Et bien évidemment, il y a le Docteur. Sa véritable identité? On ne la connaît pas, tout comme son nom. À peine sait-on que c’est un extraterrestre venu de Gallifrey. Les créateurs lui ont attribué une identité complexe qui se trouve être une excellente parade scénaristique pour remplacer les acteurs. Lorsque celui qui l’interprète est remercié, le Docteur se régénère et prend une nouvelle apparence. Sa dernière a d’ailleurs fait grand bruit. Après plus de 50 ans de domination masculine, c’est une femme, l’actrice Jodie Whittaker, qui est aujourd’hui aux commandes du TARDIS. Et elle assure avec brio, même s’il se dit que la pression interne sur le tournage est telle qu‘elle pourrait partir plus tôt que prévu.
Les autres
On trouve d’autres personnages. Les passagers du TARDIS apportent cette touche de lucidité humaine que le Docteur apprécient tant. Ils vont et viennent, à l’instar de Rose, qui réapparaît dans certains épisodes. D’autres, comme le capitaine Jack Harness aka Bo ou Sarah Jane Smith, émergent par moments des spin-off de la série (Torchwood, K-9 and Company…). Parfois juste le temps d’une scène empreinte de nostalgie. Parfois plus. Il ne faut pas non plus oublier le fameux tournevis du docteur, sorte de baguette magique pour réparer l’univers mais qui souvent ne parvient pas à ouvrir une porte.

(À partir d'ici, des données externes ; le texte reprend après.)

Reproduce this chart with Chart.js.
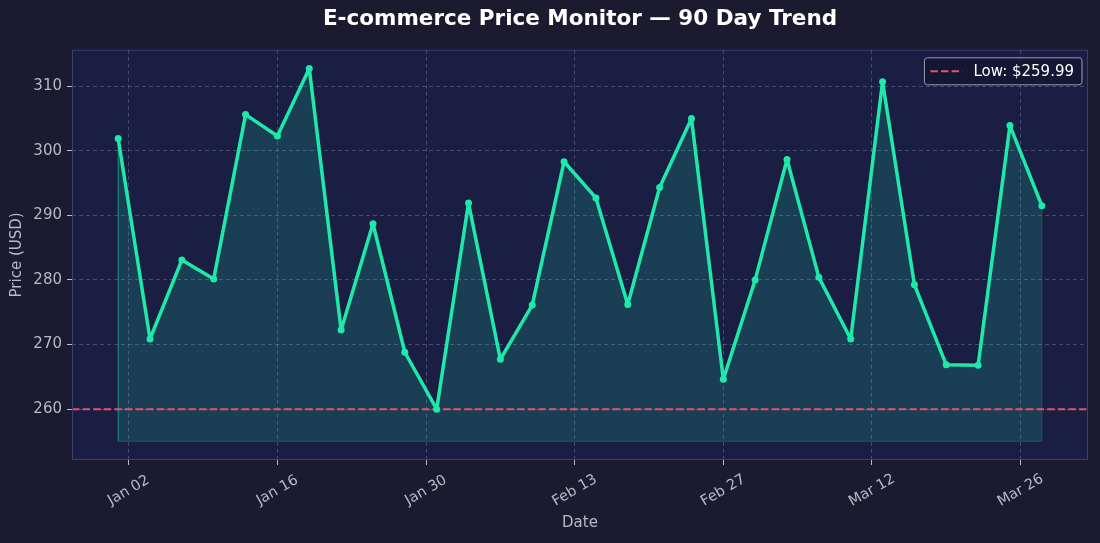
<!DOCTYPE html>
<html>
<head>
<meta charset="utf-8">
<title>E-commerce Price Monitor</title>
<script src="https://cdn.jsdelivr.net/npm/chart.js@4.4.1/dist/chart.umd.min.js"></script>
<style>
  html, body { margin: 0; padding: 0; background: #1c1a2e; }
  #wrap { width: 1100px; height: 543px; }
</style>
</head>
<body>
<div id="wrap"><canvas id="priceChart"></canvas></div>
<script>
// --- Données ---
const dates = [
  '2024-01-01', '2024-01-04', '2024-01-07', '2024-01-10', '2024-01-13',
  '2024-01-16', '2024-01-19', '2024-01-22', '2024-01-25', '2024-01-28',
  '2024-01-31', '2024-02-03', '2024-02-06', '2024-02-09', '2024-02-12',
  '2024-02-15', '2024-02-18', '2024-02-21', '2024-02-24', '2024-02-27',
  '2024-03-01', '2024-03-04', '2024-03-07', '2024-03-10', '2024-03-13',
  '2024-03-16', '2024-03-19', '2024-03-22', '2024-03-25', '2024-03-28'
];
const prices = [
  301.9, 270.85, 283.1, 280.15, 305.6, 302.3, 312.75, 272.25, 288.7, 268.8,
  259.99, 291.9, 267.7, 276.1, 298.3, 292.7, 276.2, 294.3, 305.0, 264.6,
  280.0, 298.65, 280.4, 270.85, 310.7, 279.25, 266.85, 266.8, 303.9, 291.5
];
const tickDates = ['2024-01-02', '2024-01-16', '2024-01-30', '2024-02-13', '2024-02-27', '2024-03-12', '2024-03-26'];
const tickLabels = ['Jan 02', 'Jan 16', 'Jan 30', 'Feb 13', 'Feb 27', 'Mar 12', 'Mar 26'];
const lowPrice = 259.99;
const fillBase = 255;

const LINE = '#1ee8aa';
const LOW = '#e8506e';
const TEXT = '#b8b8c8';
const GRID = 'rgba(150, 160, 210, 0.34)';
const FONT = '"DejaVu Sans", sans-serif';

// jours depuis le premier point
const DAY = 86400000;
const start = Date.parse(dates[0]);
const dayOf = d => (Date.parse(d) - start) / DAY;
const days = dates.map(dayOf);
const tickDays = tickDates.map(dayOf);

// marges de 5% comme matplotlib
const last = days.length - 1;
const xPad = (days[last] - days[0]) * 0.05;
const xMin = days[0] - xPad;
const xMax = days[last] + xPad;
const yLo = Math.min(fillBase, ...prices);
const yHi = Math.max(...prices);
const yPad = (yHi - yLo) * 0.05;

// --- Plugin : fonds, cadre, étiquettes de dates, légende ---
const decor = {
  id: 'decor',
  beforeDraw(chart) {
    const { ctx, chartArea: a } = chart;
    ctx.save();
    ctx.fillStyle = '#1c1a2e';
    ctx.fillRect(0, 0, chart.width, chart.height);
    ctx.fillStyle = '#1a1e42';
    ctx.fillRect(a.left, a.top, a.right - a.left, a.bottom - a.top);
    ctx.restore();
  },
  afterDraw(chart) {
    const { ctx, chartArea: a, scales } = chart;
    ctx.save();
    ctx.strokeStyle = '#3b3e6e';
    ctx.lineWidth = 1;
    ctx.strokeRect(a.left + 0.5, a.top + 0.5, a.right - a.left - 1, a.bottom - a.top - 1);

    // dates inclinées, centrées sur le tick
    const xs = scales.x;
    ctx.fillStyle = TEXT;
    ctx.font = '14.5px ' + FONT;
    ctx.textAlign = 'center';
    ctx.textBaseline = 'middle';
    xs.ticks.forEach(t => {
      ctx.save();
      ctx.translate(xs.getPixelForValue(t.value), a.bottom + 30.5);
      ctx.rotate(-Math.PI / 6);
      ctx.fillText(t.label, 0, 0);
      ctx.restore();
    });

    // légende
    const ds = chart.data.datasets[2];
    ctx.font = '15px ' + FONT;
    const tw = ctx.measureText(ds.label).width;
    const w = tw + 57, h = 27;
    const bx = a.right - 6 - w, by = a.top + 8;
    ctx.beginPath();
    ctx.roundRect(bx, by, w, h, 3);
    ctx.fillStyle = 'rgba(20, 22, 50, 0.9)';
    ctx.fill();
    ctx.strokeStyle = '#9a9cb4';
    ctx.lineWidth = 1;
    ctx.stroke();
    ctx.beginPath();
    ctx.setLineDash(ds.borderDash);
    ctx.strokeStyle = ds.borderColor;
    ctx.lineWidth = ds.borderWidth;
    ctx.moveTo(bx + 6, by + h / 2);
    ctx.lineTo(bx + 38, by + h / 2);
    ctx.stroke();
    ctx.setLineDash([]);
    ctx.fillStyle = '#ffffff';
    ctx.textAlign = 'left';
    ctx.textBaseline = 'middle';
    ctx.fillText(ds.label, bx + 49, by + h / 2 + 1);
    ctx.restore();
  }
};

const ctx = document.getElementById('priceChart');

const priceChart = new Chart(ctx, {
  type: 'line',
  plugins: [decor],
  data: {
    datasets: [
      {
        label: 'Price',
        data: days.map((x, i) => ({ x, y: prices[i] })),
        borderColor: LINE,
        borderWidth: 3.5,
        borderJoinStyle: 'round',
        borderCapStyle: 'round',
        pointRadius: 3.5,
        pointBackgroundColor: LINE,
        pointBorderWidth: 0,
        backgroundColor: 'rgba(29, 233, 182, 0.16)',
        fill: { value: fillBase },
        tension: 0,
        order: 1
      },
      {
        label: 'fill edge',
        data: [
          { x: days[0], y: prices[0] },
          { x: days[0], y: fillBase },
          { x: days[last], y: fillBase },
          { x: days[last], y: prices[last] }
        ],
        borderColor: 'rgba(29, 233, 182, 0.22)',
        borderWidth: 1,
        pointRadius: 0,
        fill: false,
        order: 3
      },
      {
        label: 'Low: $' + lowPrice.toFixed(2),
        data: [{ x: xMin, y: lowPrice }, { x: xMax, y: lowPrice }],
        borderColor: LOW,
        borderWidth: 2,
        borderDash: [7.4, 3.2],
        pointRadius: 0,
        fill: false,
        order: 2
      }
    ]
  },
  options: {
    responsive: true,
    maintainAspectRatio: false,
    animation: false,
    layout: { padding: { left: 0, right: 12, top: 0, bottom: 0 } },
    plugins: {
      legend: { display: false },
      tooltip: { enabled: false },
      filler: { drawTime: 'beforeDatasetsDraw' },
      title: {
        display: true,
        fullSize: false,
        text: 'E-commerce Price Monitor — 90 Day Trend',
        color: '#ffffff',
        font: { family: FONT, size: 21.5, weight: 'bold' },
        padding: { top: 7, bottom: 17 }
      }
    },
    scales: {
      x: {
        type: 'linear',
        min: xMin,
        max: xMax,
        afterBuildTicks: scale => {
          scale.ticks = tickDays.map(v => ({ value: v }));
        },
        afterFit: scale => { scale.height = 83; },
        ticks: {
          display: false,
          callback: (v, i) => tickLabels[i]
        },
        grid: {
          color: GRID,
          borderDash: [4, 3],
          tickColor: TEXT,
          tickBorderDash: [],
          tickLength: 5
        },
        border: { display: false, dash: [4, 3] },
        title: {
          display: true,
          text: 'Date',
          color: TEXT,
          font: { family: FONT, size: 15 },
          padding: { top: 4, bottom: 11 }
        }
      },
      y: {
        type: 'linear',
        min: yLo - yPad,
        max: yHi + yPad,
        afterFit: scale => { scale.width = 72; },
        ticks: {
          stepSize: 10,
          includeBounds: false,
          color: TEXT,
          padding: 5,
          font: { family: FONT, size: 15 }
        },
        grid: {
          color: GRID,
          tickColor: TEXT,
          tickBorderDash: [],
          tickLength: 5
        },
        border: { display: false, dash: [4, 3] },
        title: {
          display: true,
          text: 'Price (USD)',
          color: TEXT,
          font: { family: FONT, size: 15 },
          padding: { top: 8, bottom: 0 }
        }
      }
    }
  }
});
</script>
</body>
</html>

Doctor Who est une série qui interroge à la fois le monde et sa propre existence. On ne saura jamais vraiment qui est le Docteur mais toute la chronologie de la série oeuvre à y répondre. Enfin, chronologie est une façon de parler puisque la vie du Docteur n’a pas de futur, ni de passé, étant donné qu’il vit à toutes les époques possibles et imaginables. L’histoire qui entoure la réalisation des épisodes est aussi foutraque que la série. 97 épisodes ont été perdus à tout jamais car les bandes d’enregistrement coûtaient cher et la BBC a enregistré d’autres programmes sur ces épisodes. La série a également connu une interruption à partir de 1996 pour réapparaître en 2005 en ce que certains appellent le Nouveau Doctor Who. Ce qui ne dérange absolument pas son visionnage, la série pouvant être commencée par n’importe quel épisode au hasard étant donné que la majorité des épisodes ne se suivent pas.
Et toute cette masse de personnages et d’anecdotes participent de l’édification de cette cosmogonie immense au générique si prenant. La musique d’introduction de la série, composée par Ron Grainer et réalisée par Delia Derbyshire, fait partie de ces sons électroniques d’avant-garde qui traversent les époques. Maintes fois réinterprété pour les besoins de la série, ce générique garde toujours sa même ligne de base: une envolée sonore accélérée qui annonce un épisode foudroyant. Et ça, tous les fans le reconnaîtront. Quand le générique arrive, il n’y a plus que le Docteur qui compte.